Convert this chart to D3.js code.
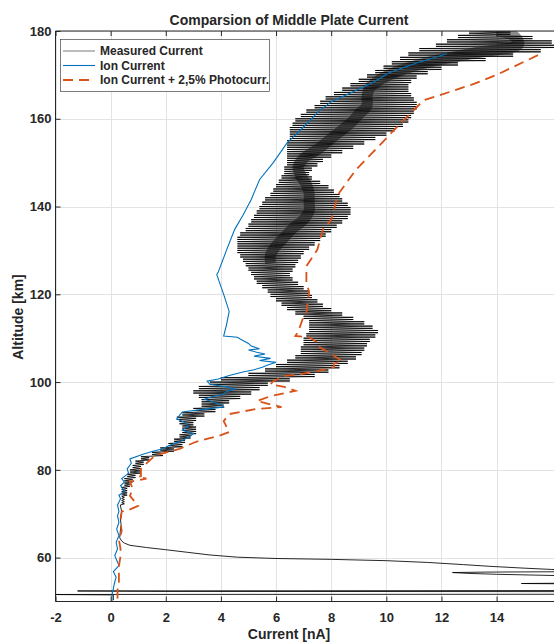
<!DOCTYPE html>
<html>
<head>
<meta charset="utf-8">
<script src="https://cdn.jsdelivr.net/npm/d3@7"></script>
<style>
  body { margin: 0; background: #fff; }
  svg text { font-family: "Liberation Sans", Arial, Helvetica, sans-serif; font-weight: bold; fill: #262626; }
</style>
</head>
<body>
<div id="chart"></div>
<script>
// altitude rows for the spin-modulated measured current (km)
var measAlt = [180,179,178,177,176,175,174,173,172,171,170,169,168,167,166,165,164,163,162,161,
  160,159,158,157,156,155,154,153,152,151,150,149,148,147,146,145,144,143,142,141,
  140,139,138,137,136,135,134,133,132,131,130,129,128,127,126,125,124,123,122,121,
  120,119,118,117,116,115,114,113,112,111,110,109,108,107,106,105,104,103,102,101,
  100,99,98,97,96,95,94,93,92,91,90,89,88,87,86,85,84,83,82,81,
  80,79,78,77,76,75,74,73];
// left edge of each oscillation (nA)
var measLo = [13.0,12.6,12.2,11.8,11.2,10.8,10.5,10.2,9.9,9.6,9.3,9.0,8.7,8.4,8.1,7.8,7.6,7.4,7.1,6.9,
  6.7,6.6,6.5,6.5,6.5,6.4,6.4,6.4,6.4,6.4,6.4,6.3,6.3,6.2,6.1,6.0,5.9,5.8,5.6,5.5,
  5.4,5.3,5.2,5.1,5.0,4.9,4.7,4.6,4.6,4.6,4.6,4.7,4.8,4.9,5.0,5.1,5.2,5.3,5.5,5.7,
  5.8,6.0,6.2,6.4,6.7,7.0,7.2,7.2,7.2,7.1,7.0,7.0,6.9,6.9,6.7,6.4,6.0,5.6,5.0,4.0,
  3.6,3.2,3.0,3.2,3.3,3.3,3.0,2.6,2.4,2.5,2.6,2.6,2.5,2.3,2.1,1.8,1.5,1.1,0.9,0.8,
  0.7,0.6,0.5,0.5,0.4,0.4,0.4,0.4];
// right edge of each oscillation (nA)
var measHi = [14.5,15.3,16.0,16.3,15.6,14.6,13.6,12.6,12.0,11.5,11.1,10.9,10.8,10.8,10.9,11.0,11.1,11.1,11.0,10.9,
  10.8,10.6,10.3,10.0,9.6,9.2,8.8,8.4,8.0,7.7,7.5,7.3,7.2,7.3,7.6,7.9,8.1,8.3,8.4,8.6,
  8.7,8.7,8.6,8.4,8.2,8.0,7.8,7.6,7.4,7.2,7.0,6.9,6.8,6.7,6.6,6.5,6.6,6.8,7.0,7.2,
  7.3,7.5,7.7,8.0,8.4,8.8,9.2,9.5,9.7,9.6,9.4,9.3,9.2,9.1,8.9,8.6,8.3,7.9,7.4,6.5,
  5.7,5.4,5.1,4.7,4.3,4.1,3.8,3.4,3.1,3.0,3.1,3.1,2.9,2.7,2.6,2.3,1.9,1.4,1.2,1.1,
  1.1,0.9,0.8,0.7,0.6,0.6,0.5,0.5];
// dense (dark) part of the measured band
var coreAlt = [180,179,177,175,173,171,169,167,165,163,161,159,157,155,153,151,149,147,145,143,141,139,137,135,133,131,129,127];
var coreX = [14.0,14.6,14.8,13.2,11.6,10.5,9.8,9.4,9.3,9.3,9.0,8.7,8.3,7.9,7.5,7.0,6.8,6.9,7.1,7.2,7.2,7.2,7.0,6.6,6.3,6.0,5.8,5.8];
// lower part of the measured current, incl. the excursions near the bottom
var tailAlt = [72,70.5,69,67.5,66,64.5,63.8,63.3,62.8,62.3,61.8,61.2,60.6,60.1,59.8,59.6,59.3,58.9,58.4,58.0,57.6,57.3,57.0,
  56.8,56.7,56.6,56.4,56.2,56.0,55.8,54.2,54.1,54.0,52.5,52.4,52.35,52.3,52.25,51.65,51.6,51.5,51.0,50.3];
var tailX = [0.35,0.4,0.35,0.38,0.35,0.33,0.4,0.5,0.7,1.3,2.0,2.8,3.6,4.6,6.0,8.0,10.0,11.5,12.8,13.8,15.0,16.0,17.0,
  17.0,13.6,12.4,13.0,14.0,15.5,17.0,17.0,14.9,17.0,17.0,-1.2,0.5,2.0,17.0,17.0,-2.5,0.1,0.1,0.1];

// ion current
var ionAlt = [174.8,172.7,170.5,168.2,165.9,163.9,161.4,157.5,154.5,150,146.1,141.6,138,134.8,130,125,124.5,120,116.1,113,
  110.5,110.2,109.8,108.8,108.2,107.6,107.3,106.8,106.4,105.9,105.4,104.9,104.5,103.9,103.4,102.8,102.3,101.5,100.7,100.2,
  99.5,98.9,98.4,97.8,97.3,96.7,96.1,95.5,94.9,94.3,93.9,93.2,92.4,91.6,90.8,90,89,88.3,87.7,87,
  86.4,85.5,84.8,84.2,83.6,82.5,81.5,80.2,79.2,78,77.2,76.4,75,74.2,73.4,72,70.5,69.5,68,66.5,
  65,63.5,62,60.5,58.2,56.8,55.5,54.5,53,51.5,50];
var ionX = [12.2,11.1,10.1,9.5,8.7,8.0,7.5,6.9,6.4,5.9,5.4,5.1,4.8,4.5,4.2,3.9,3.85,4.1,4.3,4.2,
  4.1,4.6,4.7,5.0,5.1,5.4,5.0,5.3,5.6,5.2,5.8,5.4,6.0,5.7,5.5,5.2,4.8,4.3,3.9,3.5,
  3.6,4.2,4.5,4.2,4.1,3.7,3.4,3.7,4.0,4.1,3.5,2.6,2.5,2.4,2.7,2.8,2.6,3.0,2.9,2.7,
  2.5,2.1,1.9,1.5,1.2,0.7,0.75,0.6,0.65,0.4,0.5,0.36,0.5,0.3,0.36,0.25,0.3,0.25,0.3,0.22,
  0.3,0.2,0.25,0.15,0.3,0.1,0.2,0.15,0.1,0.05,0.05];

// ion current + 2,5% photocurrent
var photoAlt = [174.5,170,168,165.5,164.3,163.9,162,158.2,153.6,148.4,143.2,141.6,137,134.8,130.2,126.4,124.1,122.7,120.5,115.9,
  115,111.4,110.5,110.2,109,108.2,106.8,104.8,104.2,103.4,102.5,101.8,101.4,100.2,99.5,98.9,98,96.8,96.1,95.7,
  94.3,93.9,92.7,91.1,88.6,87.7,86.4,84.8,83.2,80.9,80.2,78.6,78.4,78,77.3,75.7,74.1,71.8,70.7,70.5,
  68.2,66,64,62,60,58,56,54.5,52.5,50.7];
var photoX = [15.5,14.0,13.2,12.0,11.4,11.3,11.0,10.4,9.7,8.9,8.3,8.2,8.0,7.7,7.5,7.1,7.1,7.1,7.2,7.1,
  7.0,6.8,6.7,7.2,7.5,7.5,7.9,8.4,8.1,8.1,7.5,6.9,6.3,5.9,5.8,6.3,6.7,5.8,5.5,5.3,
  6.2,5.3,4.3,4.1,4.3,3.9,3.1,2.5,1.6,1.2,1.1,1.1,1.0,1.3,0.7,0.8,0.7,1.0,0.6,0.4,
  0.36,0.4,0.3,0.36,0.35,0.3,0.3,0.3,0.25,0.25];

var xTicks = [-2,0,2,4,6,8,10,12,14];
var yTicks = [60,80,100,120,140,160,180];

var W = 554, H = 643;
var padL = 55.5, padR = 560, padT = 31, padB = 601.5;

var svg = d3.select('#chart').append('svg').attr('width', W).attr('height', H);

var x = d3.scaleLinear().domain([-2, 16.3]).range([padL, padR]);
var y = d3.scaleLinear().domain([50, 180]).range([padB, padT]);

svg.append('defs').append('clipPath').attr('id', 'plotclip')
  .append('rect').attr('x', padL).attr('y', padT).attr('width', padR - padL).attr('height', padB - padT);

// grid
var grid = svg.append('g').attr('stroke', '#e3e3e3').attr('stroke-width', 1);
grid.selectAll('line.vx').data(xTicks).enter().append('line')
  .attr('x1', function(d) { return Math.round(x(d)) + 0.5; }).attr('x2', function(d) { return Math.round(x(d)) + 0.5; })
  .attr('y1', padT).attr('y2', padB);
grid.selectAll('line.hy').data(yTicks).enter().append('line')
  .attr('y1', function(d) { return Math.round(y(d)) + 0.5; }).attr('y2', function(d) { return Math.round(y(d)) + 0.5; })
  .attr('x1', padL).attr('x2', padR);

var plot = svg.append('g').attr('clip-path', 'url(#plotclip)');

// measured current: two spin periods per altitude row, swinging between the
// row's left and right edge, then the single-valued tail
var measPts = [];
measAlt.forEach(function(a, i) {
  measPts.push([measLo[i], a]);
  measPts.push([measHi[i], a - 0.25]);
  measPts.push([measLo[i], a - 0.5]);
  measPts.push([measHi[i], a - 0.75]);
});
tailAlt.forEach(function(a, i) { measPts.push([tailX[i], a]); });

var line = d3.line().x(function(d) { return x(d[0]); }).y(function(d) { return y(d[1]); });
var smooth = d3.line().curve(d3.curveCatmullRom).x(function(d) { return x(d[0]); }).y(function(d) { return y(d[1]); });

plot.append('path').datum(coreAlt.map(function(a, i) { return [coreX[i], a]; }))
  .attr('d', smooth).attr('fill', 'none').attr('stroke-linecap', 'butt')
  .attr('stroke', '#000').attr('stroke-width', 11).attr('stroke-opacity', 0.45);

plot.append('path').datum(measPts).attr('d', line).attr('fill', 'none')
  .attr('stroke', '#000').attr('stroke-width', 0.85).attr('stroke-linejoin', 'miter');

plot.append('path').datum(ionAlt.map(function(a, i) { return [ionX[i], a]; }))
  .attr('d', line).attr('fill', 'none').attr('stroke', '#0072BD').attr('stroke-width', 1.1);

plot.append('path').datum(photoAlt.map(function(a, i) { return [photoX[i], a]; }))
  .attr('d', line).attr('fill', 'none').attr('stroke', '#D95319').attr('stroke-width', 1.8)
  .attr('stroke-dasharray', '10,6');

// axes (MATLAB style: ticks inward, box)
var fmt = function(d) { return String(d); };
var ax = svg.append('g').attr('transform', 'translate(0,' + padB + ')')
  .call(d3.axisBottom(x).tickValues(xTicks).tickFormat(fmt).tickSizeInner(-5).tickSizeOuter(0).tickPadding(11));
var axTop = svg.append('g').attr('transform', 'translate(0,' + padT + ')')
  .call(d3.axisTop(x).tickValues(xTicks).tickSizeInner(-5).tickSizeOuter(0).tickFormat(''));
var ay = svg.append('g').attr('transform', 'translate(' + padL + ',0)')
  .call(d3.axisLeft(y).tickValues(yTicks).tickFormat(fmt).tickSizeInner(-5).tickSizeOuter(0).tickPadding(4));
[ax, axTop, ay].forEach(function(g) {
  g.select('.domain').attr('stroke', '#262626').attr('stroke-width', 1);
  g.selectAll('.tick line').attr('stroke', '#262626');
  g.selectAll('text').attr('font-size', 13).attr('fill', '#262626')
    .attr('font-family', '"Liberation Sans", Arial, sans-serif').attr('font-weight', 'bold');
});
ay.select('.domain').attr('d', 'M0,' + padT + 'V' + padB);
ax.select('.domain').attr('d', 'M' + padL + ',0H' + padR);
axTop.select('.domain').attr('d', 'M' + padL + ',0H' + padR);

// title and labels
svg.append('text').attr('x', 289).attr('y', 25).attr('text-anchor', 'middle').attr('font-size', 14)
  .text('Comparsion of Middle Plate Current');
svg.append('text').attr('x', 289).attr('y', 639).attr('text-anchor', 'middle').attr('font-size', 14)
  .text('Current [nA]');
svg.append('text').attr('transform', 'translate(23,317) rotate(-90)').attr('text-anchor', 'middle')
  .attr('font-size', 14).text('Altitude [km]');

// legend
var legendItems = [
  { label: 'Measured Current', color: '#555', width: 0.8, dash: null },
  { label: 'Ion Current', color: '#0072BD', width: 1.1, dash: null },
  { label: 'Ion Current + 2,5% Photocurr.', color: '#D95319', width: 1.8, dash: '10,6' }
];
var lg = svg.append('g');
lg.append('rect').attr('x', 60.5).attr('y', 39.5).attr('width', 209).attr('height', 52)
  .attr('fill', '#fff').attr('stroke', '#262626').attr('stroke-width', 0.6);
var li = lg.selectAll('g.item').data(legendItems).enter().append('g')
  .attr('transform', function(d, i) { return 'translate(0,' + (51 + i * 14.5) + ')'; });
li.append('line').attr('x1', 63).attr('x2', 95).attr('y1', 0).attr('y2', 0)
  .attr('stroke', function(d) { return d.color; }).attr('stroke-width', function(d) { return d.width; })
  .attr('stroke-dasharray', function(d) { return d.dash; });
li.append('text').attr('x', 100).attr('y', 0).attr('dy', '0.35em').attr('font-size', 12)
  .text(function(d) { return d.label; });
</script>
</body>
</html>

Written request: From the listing above, copy out each line where the word "chart" appears.

Output below:
Convert this chart to D3.js code.
<div id="chart"></div>
var svg = d3.select('#chart').append('svg').attr('width', W).attr('height', H);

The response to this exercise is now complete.